Why am I doing this?
Well, for one, being mixed race is very difficult, especially when you’re younger and have no real resources. The self-hatred can be very difficult to manage, especially if your parents are complicit in white supremacy. They may be even without knowing it. Sex is very much about power in our society. The fact that some 40% of Asian women demand to marry white men is indicative of the fact that being Asian must be…. undesirable.
Secondly, something doesn’t really sit right with me, when a person marries on the principle of race. If a woman seeks out a white man – and only a white man – like my mother sought out my father, tall, blue eyed and white, I think that needs to be addressed, especially because it means that I myself have to bear the brunt of the political implications of this.
I want to be comfortable with who I am. I was not, until I started writing here. I still remember going a decade trying to hide my heritage in order to be accepted. The reason for this was partly because Asian American women themselves seemed to create such a hostile, anti-Asian environment.
So, I’ve decided to spill the beans on my parents and I’m not going to stop.
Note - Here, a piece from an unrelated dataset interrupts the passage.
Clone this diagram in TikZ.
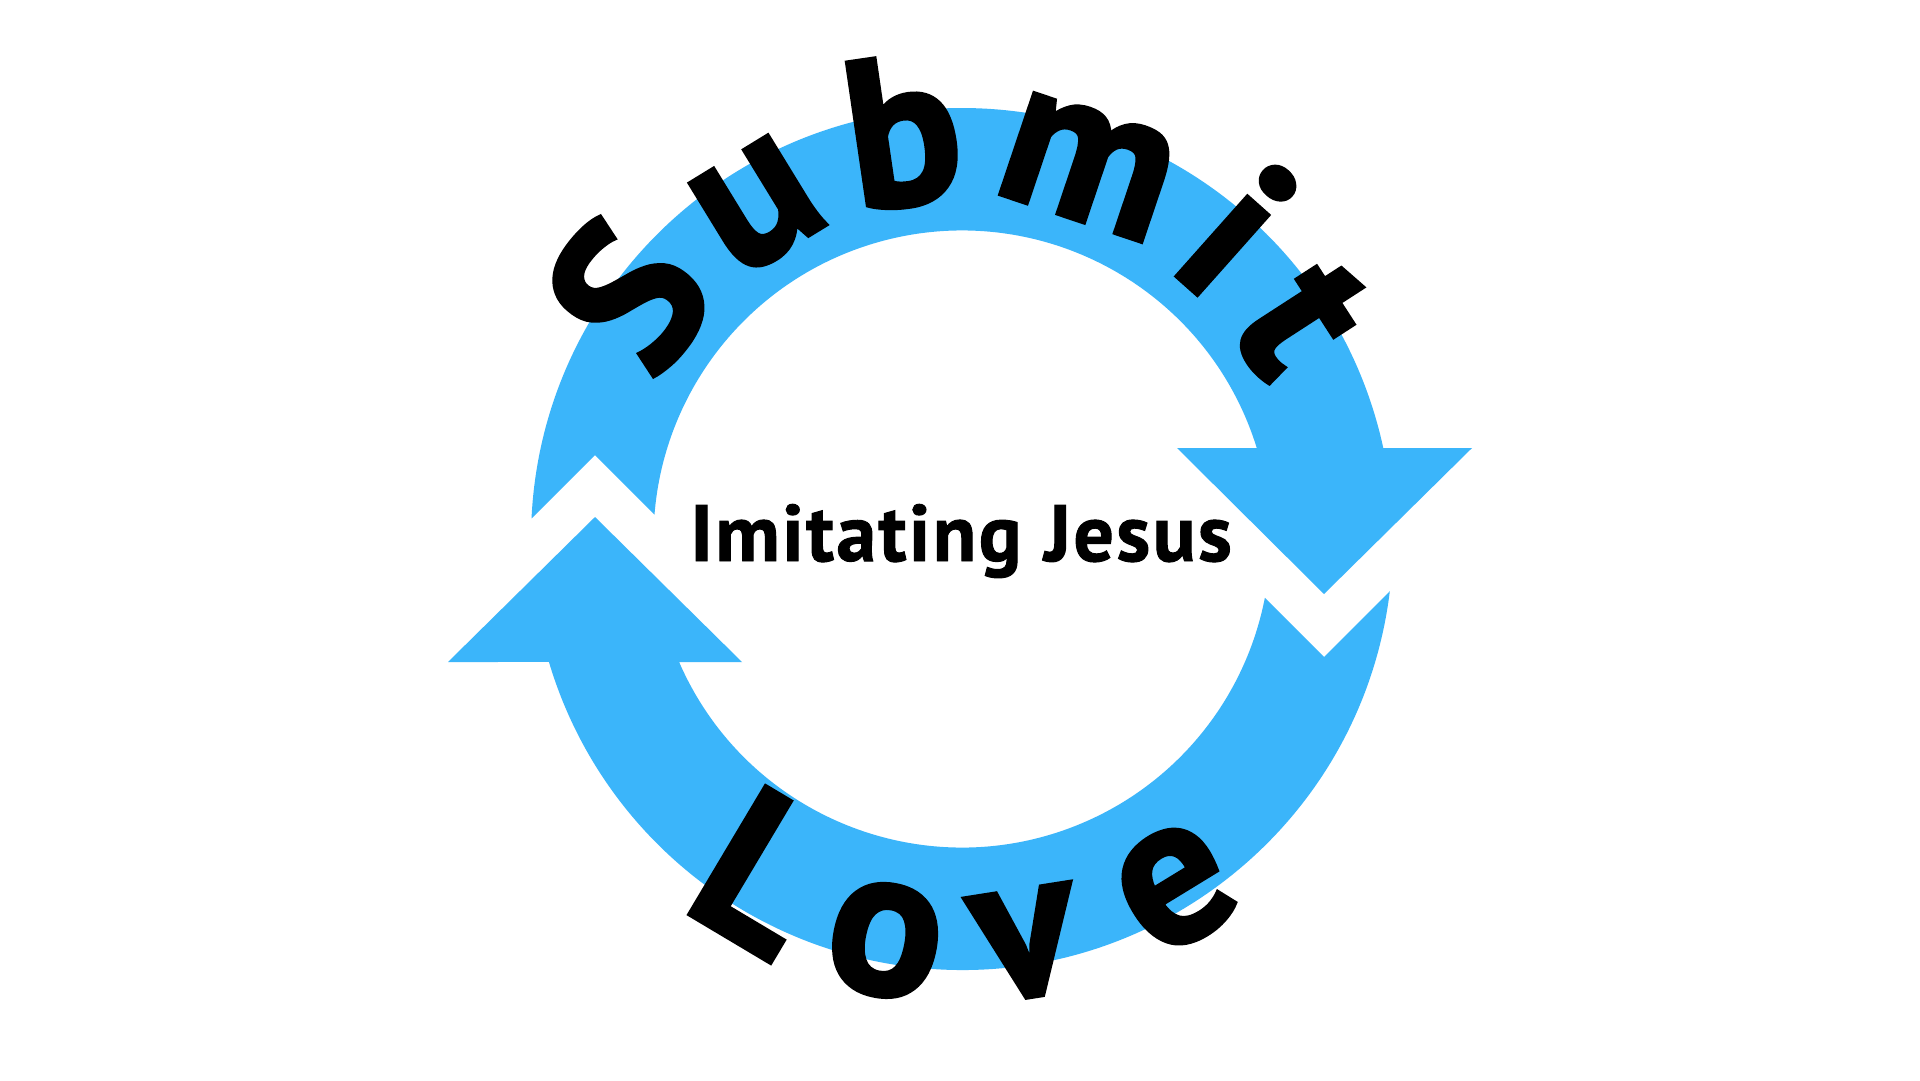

Keep in mind I was born in the 80’s, during a time period where it was common for white men to be seen as “most desirable” for social and economic reasons.
Am I Against Race Mixing?
No. I in fact have been in mixed relationships with every race of woman. I have always thought it curious that mixed race relationships are so aligned in one direction. One would think that for true equality to be achieved there would have to be an equal number in both directions. I quickly learned, however, after I was disqualified for my race by none other than Asian women (whom I love very much) that things are not all good.
Why “Longing For Death”?
When I started writing, I essentially wanted to die. The blog was to be my suicide note. I simply was unable to deal with being mixed race, and Asian, in a society that is very anti-Asian, with nobody to help me. I’ve since moved on, but I don’t want to change the title as a memory to the kind of pain I underwent, so that I can help others understand why Eurasians or other mixed race people may seem strange to others.
Am I a Hypocrite?
How? By celebrating Asian men with White women? The pairing that is outnumbered by five to one, compared to White men and Asian women, and is largely reactionary to Asian women rejecting Asian men?
Since I was young I always knew I would marry an Asian woman. It was on realizing that many of them would rather have had a white man than even a Eurasian did I recognize that being Hapa is nothing but a paradox from whence this is no escape.